Grafting light-, temperature, and CO2-responsive copolymers from cellulose nanocrystals by atom transfer radical polymerization for adsorption of nitrate ions

Cellulose nanocrystal (CNC)-grafted and free block copolymers of 2-dimethylaminoethyl methacrylate (DMAEMA) and coumarin were successfully synthesized via atom transfer radical polymerization. Copolymers were designed in different chain lengths and block ratios and used in ion adsorption from aqueous solutions. The copolymers are responsive to CO2, pH, temperature, and also light. By inserting CO2 to the system, the protonated amine groups of poly(2-dimethylaminoethyl methacrylate) (PDMAEMA) caused nitrate ion adsorption by electrostatic forces.
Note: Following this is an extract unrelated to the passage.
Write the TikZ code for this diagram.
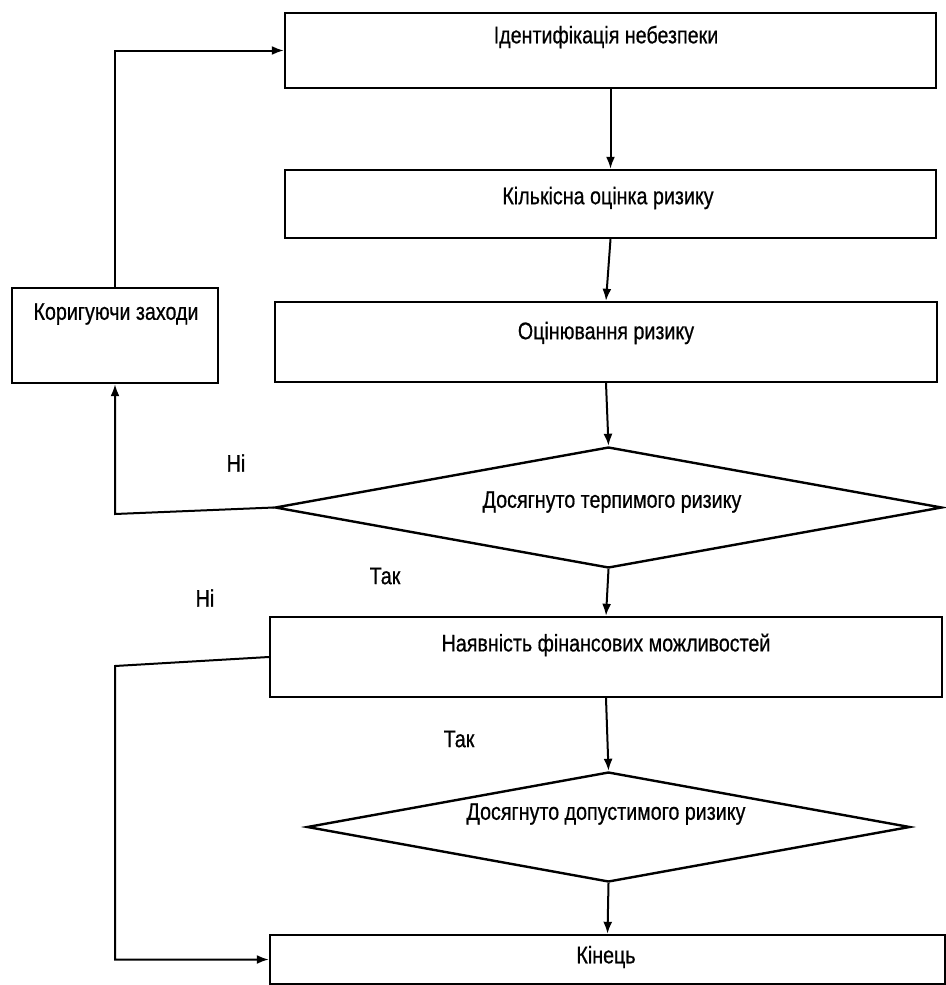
\documentclass[tikz,border=0pt]{standalone}
\usepackage{fontspec}
\setmainfont{Liberation Sans}[FakeStretch=0.82,FakeBold=0.6]
\usetikzlibrary{arrows.meta,shapes.geometric}
\begin{document}
\begin{tikzpicture}[x=1pt,y=-1pt,
  every node/.style={font=\fontsize{24}{28}\selectfont},
  box/.style={draw, line width=2.4pt, inner sep=0pt, rectangle},
  dia/.style={draw, line width=2.4pt, diamond, inner sep=0pt},
  txt/.style={inner sep=0pt, anchor=center},
  arr/.style={line width=2pt, -{Latex[length=12pt,width=9pt]}},
  ln/.style={line width=2pt}]
\useasboundingbox (0,0) rectangle (945,985);
% boxes
\node[box, minimum width=651pt, minimum height=75pt] (b1) at (610.5,50.5) {};
\node[box, minimum width=651pt, minimum height=68pt] (b2) at (610.5,204) {};
\node[box, minimum width=662pt, minimum height=80pt] (b3) at (606,342) {};
\node[box, minimum width=206pt, minimum height=95pt] (kor) at (115,335.5) {};
\node[dia, minimum width=667pt, minimum height=121pt] (d1) at (608.5,507.5) {};
\node[box, minimum width=672pt, minimum height=80pt] (b5) at (606,657) {};
\node[dia, minimum width=603pt, minimum height=110pt] (d2) at (608.5,827) {};
\node[box, minimum width=675pt, minimum height=49pt] (kin) at (607.5,959.5) {};
% texts
\node[txt] (t1) at (606,37) {Ідентифікація небезпеки};
\node[txt] (t2) at (608,198) {Кількісна оцінка ризику};
\node[txt] (t3) at (606,333) {Оцінювання ризику};
\node[txt] (tk) at (116,314) {Коригуючи заходи};
\node[txt] (td1) at (612,502) {Досягнуто терпимого ризику};
\node[txt] (t5) at (606,645) {Наявність фінансових можливостей};
\node[txt] (td2) at (606,814) {Досягнуто допустимого ризику};
\node[txt] (tkin) at (606,957) {Кінець};
% branch labels
\node[txt] (no1) at (236,463) {Ні};
\node[txt] (yes1) at (385,576) {Так};
\node[txt] (no2) at (205,598) {Ні};
\node[txt] (yes2) at (459,739) {Так};
% connectors
\coordinate (c1) at (115,514);
\coordinate (c2) at (115,666);
\draw[arr] (b1.south) -- (b2.north);
\draw[arr] (b2.south) -- (b3.north);
\draw[arr] (b3.south) -- (d1.north);
\draw[arr] (d1.south) -- (b5.north);
\draw[arr] (b5.south) -- (d2.north);
\draw[arr] (d2.south) -- (kin.north);
\draw[arr] (d1.west) -- (c1) -- (kor.south);
\draw[arr] (kor.north) |- (b1.west);
\draw[arr] (b5.west) -- (c2) |- (kin.west);
\end{tikzpicture}
\end{document}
The LCST of PDMAEMA blocks has been increased by inserting of CO2, which results in their higher solubility and therefore higher possibility of ion-adsorption. Fourier-transform infrared spectroscopy, proton nuclear magnetic resonance, and thermogravimetric analysis were used for structural and thermal characterization of the synthesized free and CNC-grafted copolymers. UV-Vis spectroscopy was used for study of nitrate ion-adsorption from the aqueous solution. Responsivity of the free copolymers to temperature, CO2, and light was evaluated by dynamic light scattering. By increasing the PDMAEMA length, ion-adsorption capacity has been increased. CO2 helps for ion-adsorption by protonation of the amine groups and increasing the LCST of PDMAEMA block. However, the temperature and light stimuli can be used in regeneration process by the squeezing and crosslinking processes.